[BEGIN SUPPLIED MATERIAL]

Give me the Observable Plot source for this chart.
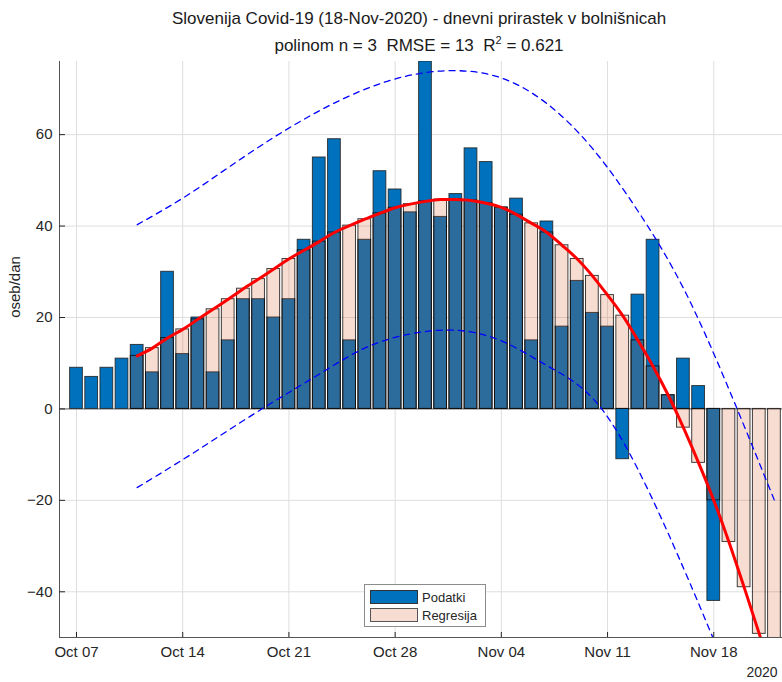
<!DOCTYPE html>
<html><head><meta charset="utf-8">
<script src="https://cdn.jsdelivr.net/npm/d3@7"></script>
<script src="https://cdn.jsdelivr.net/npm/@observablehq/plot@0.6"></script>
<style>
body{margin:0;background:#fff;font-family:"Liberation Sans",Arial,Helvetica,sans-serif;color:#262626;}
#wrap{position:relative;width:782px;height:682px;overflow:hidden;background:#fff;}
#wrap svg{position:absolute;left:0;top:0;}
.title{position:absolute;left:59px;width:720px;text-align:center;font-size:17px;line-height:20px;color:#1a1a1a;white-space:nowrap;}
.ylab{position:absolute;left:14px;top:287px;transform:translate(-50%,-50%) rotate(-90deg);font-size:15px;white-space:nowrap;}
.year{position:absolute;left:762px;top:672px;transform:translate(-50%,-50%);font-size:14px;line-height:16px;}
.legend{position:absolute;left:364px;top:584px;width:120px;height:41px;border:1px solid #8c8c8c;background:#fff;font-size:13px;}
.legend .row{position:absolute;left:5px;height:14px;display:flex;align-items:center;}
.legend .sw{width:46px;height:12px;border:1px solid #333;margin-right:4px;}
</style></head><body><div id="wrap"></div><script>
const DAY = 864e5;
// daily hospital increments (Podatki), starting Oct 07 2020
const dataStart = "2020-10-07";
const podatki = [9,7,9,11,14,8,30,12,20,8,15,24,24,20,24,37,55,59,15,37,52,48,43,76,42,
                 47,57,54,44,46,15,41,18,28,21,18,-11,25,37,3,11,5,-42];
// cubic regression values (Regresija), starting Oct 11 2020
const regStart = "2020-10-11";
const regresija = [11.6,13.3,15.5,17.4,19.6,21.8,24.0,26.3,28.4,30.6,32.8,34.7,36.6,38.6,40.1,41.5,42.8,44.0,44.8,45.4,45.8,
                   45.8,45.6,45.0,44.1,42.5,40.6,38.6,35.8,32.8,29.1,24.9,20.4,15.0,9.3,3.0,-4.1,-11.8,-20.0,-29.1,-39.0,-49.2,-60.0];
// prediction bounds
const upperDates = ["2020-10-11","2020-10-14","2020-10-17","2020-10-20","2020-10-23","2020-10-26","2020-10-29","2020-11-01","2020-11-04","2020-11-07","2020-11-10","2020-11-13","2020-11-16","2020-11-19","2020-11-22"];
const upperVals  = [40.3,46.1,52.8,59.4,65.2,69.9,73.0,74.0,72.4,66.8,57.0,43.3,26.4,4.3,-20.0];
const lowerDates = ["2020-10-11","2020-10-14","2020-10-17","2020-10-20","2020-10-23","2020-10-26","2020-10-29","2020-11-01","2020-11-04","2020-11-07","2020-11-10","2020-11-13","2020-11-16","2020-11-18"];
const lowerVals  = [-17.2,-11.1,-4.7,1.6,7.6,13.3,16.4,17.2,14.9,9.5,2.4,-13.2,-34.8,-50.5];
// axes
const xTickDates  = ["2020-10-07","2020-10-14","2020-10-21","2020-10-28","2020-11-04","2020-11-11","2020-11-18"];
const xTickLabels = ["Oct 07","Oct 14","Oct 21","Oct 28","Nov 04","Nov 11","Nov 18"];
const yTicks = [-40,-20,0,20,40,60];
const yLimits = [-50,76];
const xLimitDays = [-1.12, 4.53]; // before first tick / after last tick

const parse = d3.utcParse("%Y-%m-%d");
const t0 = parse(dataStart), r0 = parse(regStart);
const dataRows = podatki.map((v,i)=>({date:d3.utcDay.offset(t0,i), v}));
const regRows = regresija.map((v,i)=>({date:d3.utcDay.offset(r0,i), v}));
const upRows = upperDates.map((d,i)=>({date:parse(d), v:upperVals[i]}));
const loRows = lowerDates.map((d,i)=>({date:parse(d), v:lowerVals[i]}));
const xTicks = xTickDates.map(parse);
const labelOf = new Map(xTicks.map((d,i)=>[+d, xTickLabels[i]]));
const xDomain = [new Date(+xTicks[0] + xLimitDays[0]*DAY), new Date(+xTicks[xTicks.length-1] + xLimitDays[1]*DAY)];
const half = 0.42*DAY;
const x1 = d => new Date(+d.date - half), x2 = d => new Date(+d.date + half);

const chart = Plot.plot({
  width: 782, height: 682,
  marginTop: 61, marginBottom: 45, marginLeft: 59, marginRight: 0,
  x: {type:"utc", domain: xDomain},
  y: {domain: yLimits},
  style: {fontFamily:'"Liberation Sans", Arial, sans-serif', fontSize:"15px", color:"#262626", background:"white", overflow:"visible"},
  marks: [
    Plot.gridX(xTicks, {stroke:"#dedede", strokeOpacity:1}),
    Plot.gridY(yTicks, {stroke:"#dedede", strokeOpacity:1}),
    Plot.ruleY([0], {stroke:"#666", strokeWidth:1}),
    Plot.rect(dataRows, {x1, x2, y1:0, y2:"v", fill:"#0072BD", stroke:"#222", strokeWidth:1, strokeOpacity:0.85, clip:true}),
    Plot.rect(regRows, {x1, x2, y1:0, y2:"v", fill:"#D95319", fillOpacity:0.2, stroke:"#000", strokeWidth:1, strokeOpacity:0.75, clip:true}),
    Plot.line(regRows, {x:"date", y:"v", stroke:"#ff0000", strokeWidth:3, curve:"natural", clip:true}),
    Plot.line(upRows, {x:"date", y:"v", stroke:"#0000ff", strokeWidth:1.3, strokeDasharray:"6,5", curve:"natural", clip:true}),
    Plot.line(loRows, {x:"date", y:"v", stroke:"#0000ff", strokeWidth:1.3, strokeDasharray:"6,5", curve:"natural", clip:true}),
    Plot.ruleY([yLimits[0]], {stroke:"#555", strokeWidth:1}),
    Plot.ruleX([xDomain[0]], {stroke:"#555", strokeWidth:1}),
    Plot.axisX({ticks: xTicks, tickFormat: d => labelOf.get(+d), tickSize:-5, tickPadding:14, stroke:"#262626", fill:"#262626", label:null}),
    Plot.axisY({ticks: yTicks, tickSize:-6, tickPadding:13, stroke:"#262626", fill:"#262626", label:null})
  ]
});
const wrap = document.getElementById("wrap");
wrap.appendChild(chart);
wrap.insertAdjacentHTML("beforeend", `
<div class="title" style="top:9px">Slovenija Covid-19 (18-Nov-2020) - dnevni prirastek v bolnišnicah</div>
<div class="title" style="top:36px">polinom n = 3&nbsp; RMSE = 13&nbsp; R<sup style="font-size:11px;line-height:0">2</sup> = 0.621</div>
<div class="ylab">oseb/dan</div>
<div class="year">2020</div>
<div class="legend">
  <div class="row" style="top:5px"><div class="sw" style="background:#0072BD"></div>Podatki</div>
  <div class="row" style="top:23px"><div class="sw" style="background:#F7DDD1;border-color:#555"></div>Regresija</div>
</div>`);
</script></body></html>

[END SUPPLIED MATERIAL]

Omit every picture, then reproduce the rest of the listing exactly.

Give me the Observable Plot source for this chart.
<!DOCTYPE html>
<html><head><meta charset="utf-8">
<script src="https://cdn.jsdelivr.net/npm/d3@7"></script>
<script src="https://cdn.jsdelivr.net/npm/@observablehq/plot@0.6"></script>
<style>
body{margin:0;background:#fff;font-family:"Liberation Sans",Arial,Helvetica,sans-serif;color:#262626;}
#wrap{position:relative;width:782px;height:682px;overflow:hidden;background:#fff;}
#wrap svg{position:absolute;left:0;top:0;}
.title{position:absolute;left:59px;width:720px;text-align:center;font-size:17px;line-height:20px;color:#1a1a1a;white-space:nowrap;}
.ylab{position:absolute;left:14px;top:287px;transform:translate(-50%,-50%) rotate(-90deg);font-size:15px;white-space:nowrap;}
.year{position:absolute;left:762px;top:672px;transform:translate(-50%,-50%);font-size:14px;line-height:16px;}
.legend{position:absolute;left:364px;top:584px;width:120px;height:41px;border:1px solid #8c8c8c;background:#fff;font-size:13px;}
.legend .row{position:absolute;left:5px;height:14px;display:flex;align-items:center;}
.legend .sw{width:46px;height:12px;border:1px solid #333;margin-right:4px;}
</style></head><body><div id="wrap"></div><script>
const DAY = 864e5;
// daily hospital increments (Podatki), starting Oct 07 2020
const dataStart = "2020-10-07";
const podatki = [9,7,9,11,14,8,30,12,20,8,15,24,24,20,24,37,55,59,15,37,52,48,43,76,42,
                 47,57,54,44,46,15,41,18,28,21,18,-11,25,37,3,11,5,-42];
// cubic regression values (Regresija), starting Oct 11 2020
const regStart = "2020-10-11";
const regresija = [11.6,13.3,15.5,17.4,19.6,21.8,24.0,26.3,28.4,30.6,32.8,34.7,36.6,38.6,40.1,41.5,42.8,44.0,44.8,45.4,45.8,
                   45.8,45.6,45.0,44.1,42.5,40.6,38.6,35.8,32.8,29.1,24.9,20.4,15.0,9.3,3.0,-4.1,-11.8,-20.0,-29.1,-39.0,-49.2,-60.0];
// prediction bounds
const upperDates = ["2020-10-11","2020-10-14","2020-10-17","2020-10-20","2020-10-23","2020-10-26","2020-10-29","2020-11-01","2020-11-04","2020-11-07","2020-11-10","2020-11-13","2020-11-16","2020-11-19","2020-11-22"];
const upperVals  = [40.3,46.1,52.8,59.4,65.2,69.9,73.0,74.0,72.4,66.8,57.0,43.3,26.4,4.3,-20.0];
const lowerDates = ["2020-10-11","2020-10-14","2020-10-17","2020-10-20","2020-10-23","2020-10-26","2020-10-29","2020-11-01","2020-11-04","2020-11-07","2020-11-10","2020-11-13","2020-11-16","2020-11-18"];
const lowerVals  = [-17.2,-11.1,-4.7,1.6,7.6,13.3,16.4,17.2,14.9,9.5,2.4,-13.2,-34.8,-50.5];
// axes
const xTickDates  = ["2020-10-07","2020-10-14","2020-10-21","2020-10-28","2020-11-04","2020-11-11","2020-11-18"];
const xTickLabels = ["Oct 07","Oct 14","Oct 21","Oct 28","Nov 04","Nov 11","Nov 18"];
const yTicks = [-40,-20,0,20,40,60];
const yLimits = [-50,76];
const xLimitDays = [-1.12, 4.53]; // before first tick / after last tick

const parse = d3.utcParse("%Y-%m-%d");
const t0 = parse(dataStart), r0 = parse(regStart);
const dataRows = podatki.map((v,i)=>({date:d3.utcDay.offset(t0,i), v}));
const regRows = regresija.map((v,i)=>({date:d3.utcDay.offset(r0,i), v}));
const upRows = upperDates.map((d,i)=>({date:parse(d), v:upperVals[i]}));
const loRows = lowerDates.map((d,i)=>({date:parse(d), v:lowerVals[i]}));
const xTicks = xTickDates.map(parse);
const labelOf = new Map(xTicks.map((d,i)=>[+d, xTickLabels[i]]));
const xDomain = [new Date(+xTicks[0] + xLimitDays[0]*DAY), new Date(+xTicks[xTicks.length-1] + xLimitDays[1]*DAY)];
const half = 0.42*DAY;
const x1 = d => new Date(+d.date - half), x2 = d => new Date(+d.date + half);

const chart = Plot.plot({
  width: 782, height: 682,
  marginTop: 61, marginBottom: 45, marginLeft: 59, marginRight: 0,
  x: {type:"utc", domain: xDomain},
  y: {domain: yLimits},
  style: {fontFamily:'"Liberation Sans", Arial, sans-serif', fontSize:"15px", color:"#262626", background:"white", overflow:"visible"},
  marks: [
    Plot.gridX(xTicks, {stroke:"#dedede", strokeOpacity:1}),
    Plot.gridY(yTicks, {stroke:"#dedede", strokeOpacity:1}),
    Plot.ruleY([0], {stroke:"#666", strokeWidth:1}),
    Plot.rect(dataRows, {x1, x2, y1:0, y2:"v", fill:"#0072BD", stroke:"#222", strokeWidth:1, strokeOpacity:0.85, clip:true}),
    Plot.rect(regRows, {x1, x2, y1:0, y2:"v", fill:"#D95319", fillOpacity:0.2, stroke:"#000", strokeWidth:1, strokeOpacity:0.75, clip:true}),
    Plot.line(regRows, {x:"date", y:"v", stroke:"#ff0000", strokeWidth:3, curve:"natural", clip:true}),
    Plot.line(upRows, {x:"date", y:"v", stroke:"#0000ff", strokeWidth:1.3, strokeDasharray:"6,5", curve:"natural", clip:true}),
    Plot.line(loRows, {x:"date", y:"v", stroke:"#0000ff", strokeWidth:1.3, strokeDasharray:"6,5", curve:"natural", clip:true}),
    Plot.ruleY([yLimits[0]], {stroke:"#555", strokeWidth:1}),
    Plot.ruleX([xDomain[0]], {stroke:"#555", strokeWidth:1}),
    Plot.axisX({ticks: xTicks, tickFormat: d => labelOf.get(+d), tickSize:-5, tickPadding:14, stroke:"#262626", fill:"#262626", label:null}),
    Plot.axisY({ticks: yTicks, tickSize:-6, tickPadding:13, stroke:"#262626", fill:"#262626", label:null})
  ]
});
const wrap = document.getElementById("wrap");
wrap.appendChild(chart);
wrap.insertAdjacentHTML("beforeend", `
<div class="title" style="top:9px">Slovenija Covid-19 (18-Nov-2020) - dnevni prirastek v bolnišnicah</div>
<div class="title" style="top:36px">polinom n = 3&nbsp; RMSE = 13&nbsp; R<sup style="font-size:11px;line-height:0">2</sup> = 0.621</div>
<div class="ylab">oseb/dan</div>
<div class="year">2020</div>
<div class="legend">
  <div class="row" style="top:5px"><div class="sw" style="background:#0072BD"></div>Podatki</div>
  <div class="row" style="top:23px"><div class="sw" style="background:#F7DDD1;border-color:#555"></div>Regresija</div>
</div>`);
</script></body></html>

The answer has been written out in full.